Below are records that hold pictures; write out only the lines from their start through the line with "9.1, 10.05, 11.1]", exactly, and drop the pictures.

[Collection entries]
▽
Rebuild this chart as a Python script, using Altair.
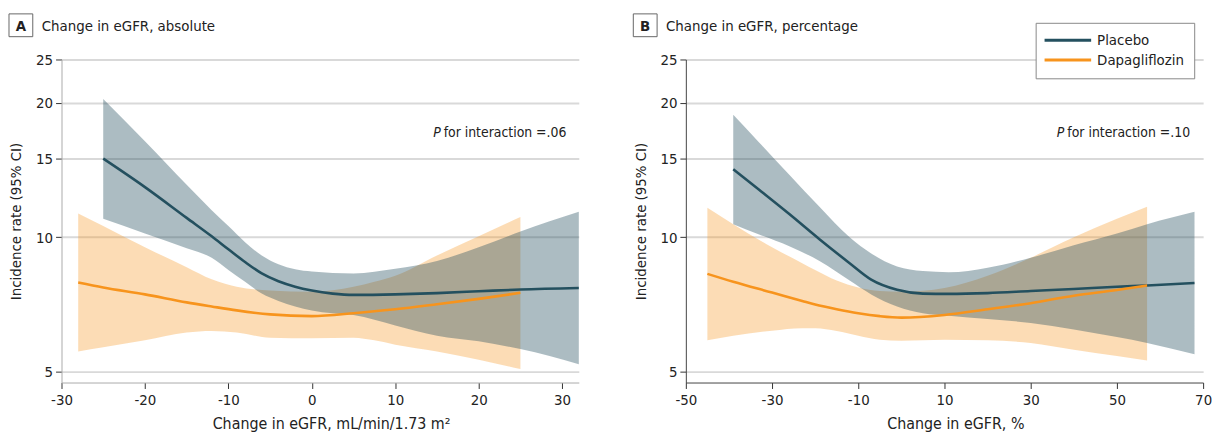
import altair as alt
import pandas as pd

FONT = "Liberation Sans Narrow, DejaVu Sans Condensed, Roboto, sans-serif"
PLACEBO = "#24505f"
DAPA = "#f7941d"

# ---------- Panel A: absolute change ----------
xA_p = [-25, -20, -15, -12, -10, -8, -6, -4, -2, 0, 2.5, 5, 10, 15, 20, 25, 32]
midA_p = [15.0, 12.95, 11.05, 10.05, 9.4, 8.8, 8.3, 7.97, 7.75, 7.6, 7.48, 7.43, 7.45, 7.5, 7.57, 7.64, 7.7]
loA_p = [11.0, 10.2, 9.45, 9.0, 8.45, 7.95, 7.48, 7.2, 7.0, 6.86, 6.76, 6.7, 6.35, 6.02, 5.85, 5.62, 5.2]
hiA_p = [20.4, 16.4, 13.1, 11.5, 10.6, 9.75, 9.1, 8.7, 8.48, 8.38, 8.32, 8.3, 8.5, 8.85, 9.5, 10.3, 11.4]

xA_d = [-28, -25, -20, -15, -12, -9, -5, 0, 5, 7.5, 10, 15, 20, 25]
midA_d = [7.92, 7.72, 7.45, 7.15, 7.0, 6.86, 6.72, 6.66, 6.76, 6.83, 6.9, 7.08, 7.28, 7.51]
loA_d = [5.55, 5.67, 5.88, 6.12, 6.17, 6.12, 5.96, 5.94, 5.96, 5.88, 5.75, 5.55, 5.32, 5.07]
hiA_d = [11.3, 10.6, 9.5, 8.57, 8.05, 7.75, 7.6, 7.55, 7.75, 7.95, 8.2, 9.1, 10.05, 11.1]

# ---------- Panel B: percentage change ----------
xB_p = [-39, -33, -26, -19, -12, -7, -1, 5, 11, 20, 30, 40, 50, 57, 68]
midB_p = [14.2, 12.77, 11.27, 9.9, 8.75, 8.04, 7.63, 7.48, 7.47, 7.5, 7.58, 7.66, 7.75, 7.8, 7.9]
loB_p = [10.7, 10.15, 9.55, 8.85, 8.0, 7.45, 7.0, 6.76, 6.67, 6.56, 6.43, 6.22, 5.98, 5.8, 5.47]
hiB_p = [18.8, 16.3, 13.8, 11.7, 10.0, 9.2, 8.6, 8.4, 8.35, 8.55, 9.0, 9.6, 10.2, 10.7, 11.4]

xB_d = [-45, -39, -30, -23, -20, -15, -10, -5, 0, 10, 20, 30, 40, 50, 57]
midB_d = [8.28, 7.95, 7.52, 7.2, 7.07, 6.9, 6.76, 6.66, 6.61, 6.7, 6.9, 7.12, 7.4, 7.62, 7.8]
loB_d = [5.88, 6.02, 6.18, 6.26, 6.26, 6.17, 6.02, 5.9, 5.87, 5.9, 5.88, 5.8, 5.6, 5.42, 5.3]
hiB_d = [11.65, 10.7, 9.5, 8.75, 8.45, 8.0, 7.72, 7.58, 7.55, 7.7, 8.2, 9.0, 10.0, 11.0, 11.7]

series = ["Placebo", "Dapagliflozin"]
y_ticks = [5, 10, 15, 20, 25]
y_domain = [4.73, 25]


def make_df(xp, lp, mp, hp, xd, ld, md, hd):
    a = pd.DataFrame({"x": xp, "lo": lp, "mid": mp, "hi": hp, "series": series[0]})
    b = pd.DataFrame({"x": xd, "lo": ld, "mid": md, "hi": hd, "series": series[1]})
    return pd.concat([a, b], ignore_index=True)


def panel(df, xdom, xticks, xtitle, letter, title, pval, p_x, p_y, dom_color, show_legend):
    xs = alt.Scale(domain=xdom, nice=False, zero=False)
    ys = alt.Scale(type="log", domain=y_domain, nice=False)
    base = alt.Chart(df)
    xenc = alt.X(
        "x:Q", scale=xs,
        axis=alt.Axis(
            values=xticks, title=xtitle, grid=False, domainColor=dom_color,
            tickColor="#333", tickSize=6, labelFontSize=15, titleFontSize=16,
            labelFont=FONT, titleFont=FONT, titleFontWeight="normal",
            labelColor="#222", titleColor="#222", labelPadding=4, titlePadding=8,
            labelExpr="'' + datum.value", labelFlush=False, titleX=272,
        ),
    )
    yenc = alt.Y(
        "mid:Q", scale=ys,
        axis=alt.Axis(
            values=y_ticks, title="Incidence rate (95% CI)", grid=True,
            gridColor="#d9d9d9", gridWidth=2, domainColor=dom_color,
            tickColor="#333", tickSize=6, labelFontSize=15, titleFontSize=15,
            labelFont=FONT, titleFont=FONT, titleFontWeight="normal",
            labelColor="#222", titleColor="#222", labelPadding=3, titlePadding=12,
        ),
    )
    area_d = base.transform_filter(alt.datum.series == series[1]).mark_area(
        color=DAPA, opacity=0.33, interpolate="monotone"
    ).encode(x=alt.X("x:Q", scale=xs), y=alt.Y("lo:Q", scale=ys), y2="hi:Q")
    area_p = base.transform_filter(alt.datum.series == series[0]).mark_area(
        color=PLACEBO, opacity=0.38, interpolate="monotone"
    ).encode(x=alt.X("x:Q", scale=xs), y=alt.Y("lo:Q", scale=ys), y2="hi:Q")

    if show_legend:
        leg = alt.Legend(
            title=None, orient="none", legendX=353, legendY=-37,
            symbolType="M-4.7,0H4.7", symbolSize=100, symbolStrokeWidth=3,
            symbolOffset=15, labelOffset=22,
            labelFontSize=15, labelFont=FONT, labelColor="#222",
            strokeColor="#888", fillColor="white", padding=10, rowPadding=4,
        )
    else:
        leg = None
    lines = base.mark_line(strokeWidth=2.6, interpolate="monotone").encode(
        x=xenc, y=yenc,
        color=alt.Color("series:N", scale=alt.Scale(domain=series, range=[PLACEBO, DAPA]), legend=leg),
        order=alt.Order("x:Q"),
    )
    # interaction annotation
    ann = pd.DataFrame({"px": [p_x], "y": [p_y], "p": ["P"], "t": ["for interaction =" + pval]})
    p_it = alt.Chart(ann).mark_text(
        font=FONT, fontSize=14, fontStyle="italic", align="right", baseline="middle", color="#222", dx=-3
    ).encode(x=alt.X("px:Q", scale=xs), y=alt.Y("y:Q", scale=ys), text="p:N")
    p_rest = alt.Chart(ann).mark_text(
        font=FONT, fontSize=14, align="left", baseline="middle", color="#222"
    ).encode(x=alt.X("px:Q", scale=xs), y=alt.Y("y:Q", scale=ys), text="t:N")

    lab = pd.DataFrame({"letter": [letter], "title": [title]})
    box = alt.Chart(lab).mark_rect(fill="white", stroke="#666", strokeWidth=1).encode(
        x=alt.value(-53), x2=alt.value(-29), y=alt.value(-46), y2=alt.value(-23)
    )
    letter_t = alt.Chart(lab).mark_text(
        font=FONT, fontSize=15, fontWeight="bold", align="center", baseline="middle", color="#222"
    ).encode(x=alt.value(-41), y=alt.value(-34), text="letter:N")
    title_t = alt.Chart(lab).mark_text(
        font=FONT, fontSize=15, align="left", baseline="middle", color="#222"
    ).encode(x=alt.value(-20), y=alt.value(-34), text="title:N")

    return alt.layer(area_d, area_p, lines, p_it, p_rest, box, letter_t, title_t).properties(
        width=522, height=326
    )


dfA = make_df(xA_p, loA_p, midA_p, hiA_p, xA_d, loA_d, midA_d, hiA_d)
dfB = make_df(xB_p, loB_p, midB_p, hiB_p, xB_d, loB_d, midB_d, hiB_d)

pA = panel(dfA, [-30, 32], [-30, -20, -10, 0, 10, 20, 30], "Change in eGFR, mL/min/1.73 m²",
           "A", "Change in eGFR, absolute", ".06", 15.8, 17.1, "#aaaaaa", False)
pB = panel(dfB, [-50, 70], [-50, -30, -10, 10, 30, 50, 70], "Change in eGFR, %",
           "B", "Change in eGFR, percentage", ".10", 38.5, 17.1, "#444444", True)

chart = alt.hconcat(pA, pB, spacing=48).resolve_scale(color="independent").properties(
    padding={"left": 0, "top": 3, "right": 5, "bottom": 2}
).configure_view(stroke=None)

chart.save("out.html", embed_options={"renderer": "svg", "actions": False})
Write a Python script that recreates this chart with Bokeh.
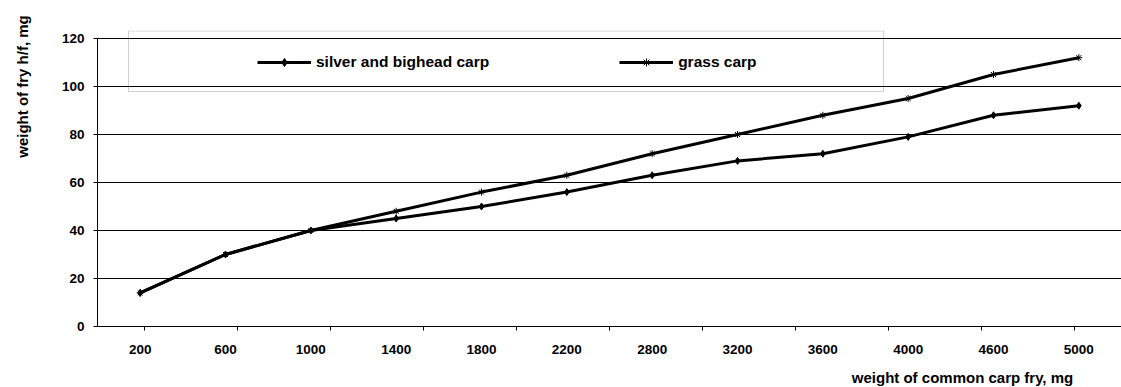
from bokeh.plotting import figure
from bokeh.layouts import row, column
from bokeh.models import (FactorRange, Range1d, CategoricalAxis, FixedTicker,
                          Legend, LegendItem, BoxAnnotation, Label)
from bokeh.embed import file_html
from bokeh.resources import INLINE
import math

categories = ["200", "600", "1000", "1400", "1800", "2200", "2800", "3200", "3600", "4000", "4600", "5000"]
silver = [14, 30, 40, 45, 50, 56, 63, 69, 72, 79, 88, 92]
grass = [14, 30, 40, 48, 56, 63, 72, 80, 88, 95, 105, 112]
y_ticks = [0, 20, 40, 60, 80, 100, 120]
y_title = "weight of fry h/f, mg"
x_title = "weight of common carp fry, mg"

FONT = "Liberation Sans"


def blank(width, height):
    f = figure(width=width, height=height, x_range=Range1d(0, 1), y_range=Range1d(0, 1),
               output_backend="svg", toolbar_location=None,
               x_axis_location=None, y_axis_location=None, min_border=0)
    f.outline_line_color = None
    f.xgrid.visible = False
    f.ygrid.visible = False
    return f


# left strip holding the y-axis title
left = blank(40, 387)
left.add_layout(Label(x=22, y=86, x_units="canvas", y_units="canvas",
                      text=y_title, angle=math.pi / 2,
                      text_align="center", text_baseline="middle",
                      text_font=FONT, text_font_style="bold", text_font_size="15px",
                      text_color="black"))

# main chart
p = figure(width=1081, height=362,
           x_range=FactorRange(*categories), y_range=Range1d(0, 123.33),
           output_backend="svg", toolbar_location=None,
           x_axis_location=None, y_axis_location="left",
           min_border_left=57, min_border_right=0, min_border_top=30, min_border_bottom=36)
p.outline_line_color = None
p.xgrid.visible = False
p.ygrid.ticker = FixedTicker(ticks=y_ticks)
p.ygrid.grid_line_color = "black"
p.ygrid.grid_line_width = 1

yax = p.yaxis[0]
yax.ticker = FixedTicker(ticks=y_ticks)
yax.bounds = (0, 120)
yax.axis_line_color = "black"
yax.major_tick_line_color = "black"
yax.major_tick_in = 0
yax.major_tick_out = 4
yax.minor_tick_line_color = None
yax.major_label_text_font = FONT
yax.major_label_text_font_style = "bold"
yax.major_label_text_font_size = "13.5px"
yax.major_label_text_color = "black"
yax.major_label_standoff = 9

# tick-only axis with ticks at category boundaries (boundary factors shifted by half a step)
boundaries = ["b%d" % i for i in range(len(categories) + 1)]
p.extra_x_ranges = {"ticks": FactorRange(*boundaries, range_padding=-1, range_padding_units="absolute")}
tick_axis = CategoricalAxis(x_range_name="ticks",
                            major_label_text_font_size="1px", major_label_text_color=None,
                            major_label_standoff=0,
                            major_tick_in=0, major_tick_out=4,
                            minor_tick_line_color=None,
                            axis_line_color="black", major_tick_line_color="black")
p.add_layout(tick_axis, "below")

cat_axis = CategoricalAxis(axis_line_color=None, major_tick_line_color=None,
                           minor_tick_line_color=None,
                           major_label_text_font=FONT, major_label_text_font_style="bold",
                           major_label_text_font_size="13.5px", major_label_text_color="black",
                           major_label_standoff=8)
p.add_layout(cat_axis, "below")

l1 = p.line(x=categories, y=silver, line_color="black", line_width=3)
s1 = p.scatter(x=categories, y=silver, marker="diamond", size=7, fill_color="black", line_color="black")
l2 = p.line(x=categories, y=grass, line_color="black", line_width=3)
s2 = p.scatter(x=categories, y=grass, marker="asterisk", size=7, line_color="black", line_width=1)

legend = Legend(items=[LegendItem(label="silver and bighead carp", renderers=[l1, s1]),
                       LegendItem(label="grass carp", renderers=[l2, s2])],
                orientation="horizontal", location=(160, 254),
                border_line_color=None, background_fill_alpha=0,
                padding=0, margin=0, spacing=130,
                glyph_width=54, glyph_height=20, label_height=20, label_standoff=5,
                label_text_font=FONT, label_text_font_style="bold",
                label_text_font_size="15.5px", label_text_color="black")
p.add_layout(legend)

box = BoxAnnotation(left=88, right=843, top=30.5, bottom=91,
                    left_units="canvas", right_units="canvas",
                    top_units="canvas", bottom_units="canvas",
                    fill_alpha=0, line_color="#666666", line_width=1)
p.add_layout(box)

# bottom strip holding the x-axis title
bottom = blank(1081, 25)
bottom.add_layout(Label(x=922, y=15, x_units="canvas", y_units="canvas",
                        text=x_title,
                        text_align="center", text_baseline="middle",
                        text_font=FONT, text_font_style="bold", text_font_size="15px",
                        text_color="black"))

layout = row(left, column(p, bottom, spacing=0), spacing=0)

open("out.html", "w").write(file_html(layout, INLINE))
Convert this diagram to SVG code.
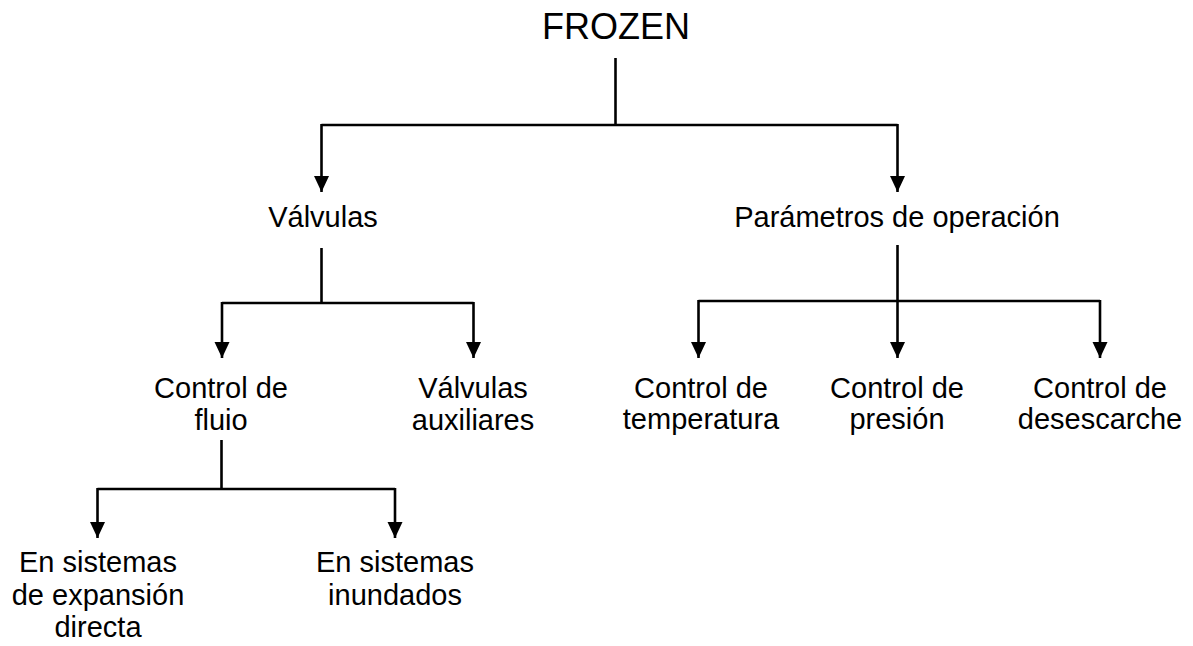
<svg xmlns="http://www.w3.org/2000/svg" width="1193" height="646" viewBox="0 0 1193 646">
<defs>
<style>
.t{font-family:"Liberation Sans",Arial,sans-serif;font-size:29px;fill:#000;text-anchor:middle}
.big{font-size:36px}
.c{fill:none;stroke:#000;stroke-width:2.6}
</style>
<marker id="a" markerUnits="userSpaceOnUse" markerWidth="16" markerHeight="16" viewBox="0 0 16 16" refX="16" refY="8" orient="auto">
<path d="M0,0.5 L16,8 L0,15.5 Z" fill="#000"/>
</marker>
</defs>
<rect width="1193" height="646" fill="#fff"/>
<g id="connectors">
<path class="c" d="M615.5,58 V125"/>
<path class="c" d="M321.5,125 H897.5"/>
<path class="c" d="M321.5,124 V192" marker-end="url(#a)"/>
<path class="c" d="M897.5,124 V192" marker-end="url(#a)"/>
<path class="c" d="M321.5,248 V303"/>
<path class="c" d="M222,303 H473.5"/>
<path class="c" d="M222,302 V358" marker-end="url(#a)"/>
<path class="c" d="M473.5,302 V358" marker-end="url(#a)"/>
<path class="c" d="M897.5,245 V301"/>
<path class="c" d="M698.5,301 H1100"/>
<path class="c" d="M698.5,300 V358" marker-end="url(#a)"/>
<path class="c" d="M897.5,300 V358" marker-end="url(#a)"/>
<path class="c" d="M1100,300 V358" marker-end="url(#a)"/>
<path class="c" d="M221.5,440 V489"/>
<path class="c" d="M97.5,489 H395"/>
<path class="c" d="M97.5,488 V538" marker-end="url(#a)"/>
<path class="c" d="M395,488 V538" marker-end="url(#a)"/>
</g>
<g id="frozen"><text class="t big" x="616" y="39">FROZEN</text></g>
<g id="valvulas"><text class="t" x="323" y="227">Válvulas</text></g>
<g id="parametros"><text class="t" x="897" y="227">Parámetros de operación</text></g>
<g id="control-flujo"><text class="t" x="221" y="398">Control de</text><text class="t" x="221" y="430">fluio</text></g>
<g id="valvulas-aux"><text class="t" x="473" y="398">Válvulas</text><text class="t" x="473" y="430">auxiliares</text></g>
<g id="control-temp"><text class="t" x="701" y="398">Control de</text><text class="t" x="701" y="429">temperatura</text></g>
<g id="control-pres"><text class="t" x="897" y="398">Control de</text><text class="t" x="897" y="429">presión</text></g>
<g id="control-deses"><text class="t" x="1100" y="398">Control de</text><text class="t" x="1100" y="429">desescarche</text></g>
<g id="expansion"><text class="t" x="98" y="572">En sistemas</text><text class="t" x="98" y="605">de expansión</text><text class="t" x="98" y="637">directa</text></g>
<g id="inundados"><text class="t" x="395" y="572">En sistemas</text><text class="t" x="395" y="605">inundados</text></g>
</svg>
△
* SOLUTION TO THE PROBLEM
Rebuild this chart as a Python script, using Altair.
import altair as alt
import pandas as pd

FONT = "Liberation Sans Narrow, DejaVu Sans Condensed, Roboto, sans-serif"
PLACEBO = "#24505f"
DAPA = "#f7941d"

# ---------- Panel A: absolute change ----------
xA_p = [-25, -20, -15, -12, -10, -8, -6, -4, -2, 0, 2.5, 5, 10, 15, 20, 25, 32]
midA_p = [15.0, 12.95, 11.05, 10.05, 9.4, 8.8, 8.3, 7.97, 7.75, 7.6, 7.48, 7.43, 7.45, 7.5, 7.57, 7.64, 7.7]
loA_p = [11.0, 10.2, 9.45, 9.0, 8.45, 7.95, 7.48, 7.2, 7.0, 6.86, 6.76, 6.7, 6.35, 6.02, 5.85, 5.62, 5.2]
hiA_p = [20.4, 16.4, 13.1, 11.5, 10.6, 9.75, 9.1, 8.7, 8.48, 8.38, 8.32, 8.3, 8.5, 8.85, 9.5, 10.3, 11.4]

xA_d = [-28, -25, -20, -15, -12, -9, -5, 0, 5, 7.5, 10, 15, 20, 25]
midA_d = [7.92, 7.72, 7.45, 7.15, 7.0, 6.86, 6.72, 6.66, 6.76, 6.83, 6.9, 7.08, 7.28, 7.51]
loA_d = [5.55, 5.67, 5.88, 6.12, 6.17, 6.12, 5.96, 5.94, 5.96, 5.88, 5.75, 5.55, 5.32, 5.07]
hiA_d = [11.3, 10.6, 9.5, 8.57, 8.05, 7.75, 7.6, 7.55, 7.75, 7.95, 8.2, 9.1, 10.05, 11.1]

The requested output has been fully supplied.